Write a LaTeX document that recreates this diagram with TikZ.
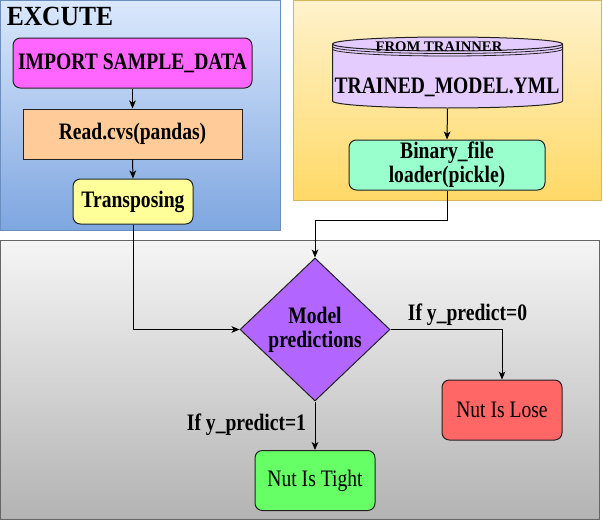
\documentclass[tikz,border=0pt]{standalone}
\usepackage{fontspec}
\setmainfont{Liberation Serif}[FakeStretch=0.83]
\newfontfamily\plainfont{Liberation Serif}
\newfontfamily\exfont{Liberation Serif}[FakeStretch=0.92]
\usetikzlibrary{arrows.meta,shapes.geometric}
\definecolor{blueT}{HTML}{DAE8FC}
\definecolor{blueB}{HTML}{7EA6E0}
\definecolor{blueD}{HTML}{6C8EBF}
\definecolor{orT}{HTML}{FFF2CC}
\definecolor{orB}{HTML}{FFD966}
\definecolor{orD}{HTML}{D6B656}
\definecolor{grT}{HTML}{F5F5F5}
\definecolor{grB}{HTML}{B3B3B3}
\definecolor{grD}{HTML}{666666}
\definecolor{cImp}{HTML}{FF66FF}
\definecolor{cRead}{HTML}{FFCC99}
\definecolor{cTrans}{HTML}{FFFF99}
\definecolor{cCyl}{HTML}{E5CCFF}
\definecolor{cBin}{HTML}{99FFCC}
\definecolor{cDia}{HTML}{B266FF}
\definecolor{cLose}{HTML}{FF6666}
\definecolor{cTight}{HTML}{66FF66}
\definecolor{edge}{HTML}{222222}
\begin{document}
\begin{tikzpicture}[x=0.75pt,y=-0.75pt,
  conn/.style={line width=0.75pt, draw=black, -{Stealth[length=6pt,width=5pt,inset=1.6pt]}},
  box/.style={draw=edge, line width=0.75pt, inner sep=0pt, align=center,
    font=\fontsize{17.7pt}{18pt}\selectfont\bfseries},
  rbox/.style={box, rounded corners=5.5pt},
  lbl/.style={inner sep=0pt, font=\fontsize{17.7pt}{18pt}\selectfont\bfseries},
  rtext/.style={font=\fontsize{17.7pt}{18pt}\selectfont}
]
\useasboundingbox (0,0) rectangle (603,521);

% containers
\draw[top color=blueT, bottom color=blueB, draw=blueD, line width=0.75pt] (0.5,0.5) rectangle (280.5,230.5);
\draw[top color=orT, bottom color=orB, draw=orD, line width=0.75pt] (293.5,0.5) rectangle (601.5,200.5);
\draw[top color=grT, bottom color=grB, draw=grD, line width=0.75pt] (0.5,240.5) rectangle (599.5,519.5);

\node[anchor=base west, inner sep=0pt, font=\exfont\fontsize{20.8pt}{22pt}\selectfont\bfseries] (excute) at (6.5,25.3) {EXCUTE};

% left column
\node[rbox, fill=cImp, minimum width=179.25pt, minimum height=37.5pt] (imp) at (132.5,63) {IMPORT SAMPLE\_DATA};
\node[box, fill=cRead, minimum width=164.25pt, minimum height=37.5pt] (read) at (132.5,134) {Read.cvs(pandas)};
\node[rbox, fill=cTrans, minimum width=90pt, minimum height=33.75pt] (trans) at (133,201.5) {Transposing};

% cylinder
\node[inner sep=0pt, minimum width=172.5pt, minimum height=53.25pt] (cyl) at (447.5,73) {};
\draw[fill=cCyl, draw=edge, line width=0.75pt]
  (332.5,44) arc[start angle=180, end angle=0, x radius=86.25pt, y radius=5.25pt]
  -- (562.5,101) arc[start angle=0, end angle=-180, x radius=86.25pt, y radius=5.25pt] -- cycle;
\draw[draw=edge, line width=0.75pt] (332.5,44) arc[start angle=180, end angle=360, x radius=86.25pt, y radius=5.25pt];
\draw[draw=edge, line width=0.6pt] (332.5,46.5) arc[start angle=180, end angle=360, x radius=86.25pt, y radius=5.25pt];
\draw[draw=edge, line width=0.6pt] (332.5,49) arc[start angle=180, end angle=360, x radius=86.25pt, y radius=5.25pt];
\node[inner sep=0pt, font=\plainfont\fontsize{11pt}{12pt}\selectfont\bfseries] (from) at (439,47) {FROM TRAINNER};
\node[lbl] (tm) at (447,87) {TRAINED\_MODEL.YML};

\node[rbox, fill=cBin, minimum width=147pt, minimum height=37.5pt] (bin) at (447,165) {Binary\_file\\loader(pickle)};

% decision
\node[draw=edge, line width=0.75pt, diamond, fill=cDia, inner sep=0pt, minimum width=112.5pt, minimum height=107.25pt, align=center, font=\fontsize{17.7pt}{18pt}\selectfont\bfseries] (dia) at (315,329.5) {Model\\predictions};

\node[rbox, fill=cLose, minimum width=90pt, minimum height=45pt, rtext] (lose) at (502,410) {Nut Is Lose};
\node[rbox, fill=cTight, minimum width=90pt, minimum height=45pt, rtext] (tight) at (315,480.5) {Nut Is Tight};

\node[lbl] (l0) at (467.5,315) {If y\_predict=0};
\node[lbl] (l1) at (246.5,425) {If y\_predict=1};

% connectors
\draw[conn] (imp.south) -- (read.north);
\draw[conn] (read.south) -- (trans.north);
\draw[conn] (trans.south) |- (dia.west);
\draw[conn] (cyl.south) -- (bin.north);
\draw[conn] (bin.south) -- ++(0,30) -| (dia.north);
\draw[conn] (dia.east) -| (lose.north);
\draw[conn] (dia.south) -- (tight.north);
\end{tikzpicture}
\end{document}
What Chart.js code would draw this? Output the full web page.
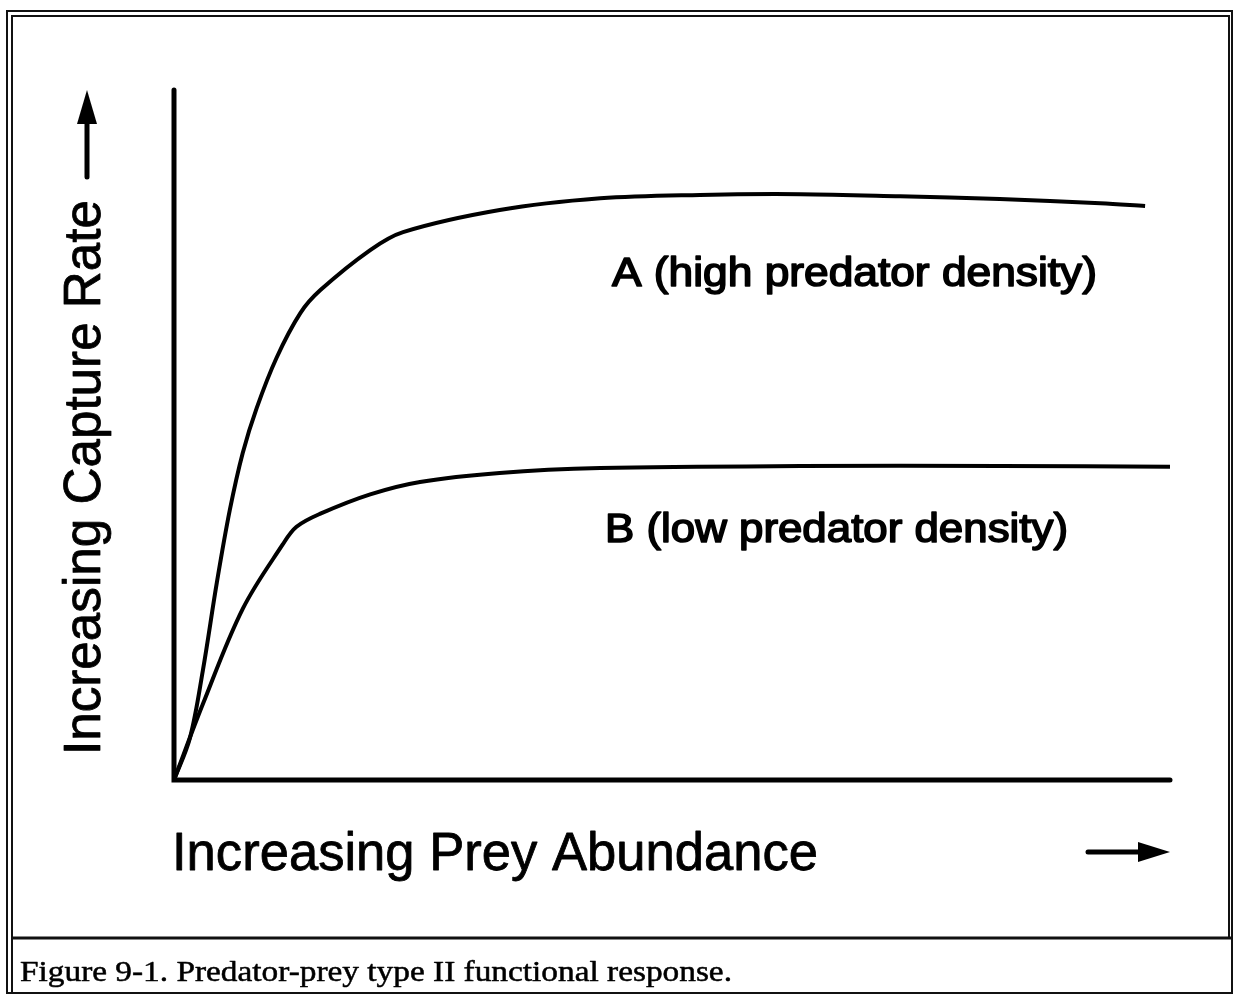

────────

In the entries above, find the line that contains "(0.5,240.5) rectangle (599.5,519.5);", then repeat exactly every line from the first one through that line, with no pictures.

Write a LaTeX document that recreates this diagram with TikZ.
\documentclass[tikz,border=0pt]{standalone}
\usepackage{fontspec}
\setmainfont{Liberation Serif}[FakeStretch=0.83]
\newfontfamily\plainfont{Liberation Serif}
\newfontfamily\exfont{Liberation Serif}[FakeStretch=0.92]
\usetikzlibrary{arrows.meta,shapes.geometric}
\definecolor{blueT}{HTML}{DAE8FC}
\definecolor{blueB}{HTML}{7EA6E0}
\definecolor{blueD}{HTML}{6C8EBF}
\definecolor{orT}{HTML}{FFF2CC}
\definecolor{orB}{HTML}{FFD966}
\definecolor{orD}{HTML}{D6B656}
\definecolor{grT}{HTML}{F5F5F5}
\definecolor{grB}{HTML}{B3B3B3}
\definecolor{grD}{HTML}{666666}
\definecolor{cImp}{HTML}{FF66FF}
\definecolor{cRead}{HTML}{FFCC99}
\definecolor{cTrans}{HTML}{FFFF99}
\definecolor{cCyl}{HTML}{E5CCFF}
\definecolor{cBin}{HTML}{99FFCC}
\definecolor{cDia}{HTML}{B266FF}
\definecolor{cLose}{HTML}{FF6666}
\definecolor{cTight}{HTML}{66FF66}
\definecolor{edge}{HTML}{222222}
\begin{document}
\begin{tikzpicture}[x=0.75pt,y=-0.75pt,
  conn/.style={line width=0.75pt, draw=black, -{Stealth[length=6pt,width=5pt,inset=1.6pt]}},
  box/.style={draw=edge, line width=0.75pt, inner sep=0pt, align=center,
    font=\fontsize{17.7pt}{18pt}\selectfont\bfseries},
  rbox/.style={box, rounded corners=5.5pt},
  lbl/.style={inner sep=0pt, font=\fontsize{17.7pt}{18pt}\selectfont\bfseries},
  rtext/.style={font=\fontsize{17.7pt}{18pt}\selectfont}
]
\useasboundingbox (0,0) rectangle (603,521);

% containers
\draw[top color=blueT, bottom color=blueB, draw=blueD, line width=0.75pt] (0.5,0.5) rectangle (280.5,230.5);
\draw[top color=orT, bottom color=orB, draw=orD, line width=0.75pt] (293.5,0.5) rectangle (601.5,200.5);
\draw[top color=grT, bottom color=grB, draw=grD, line width=0.75pt] (0.5,240.5) rectangle (599.5,519.5);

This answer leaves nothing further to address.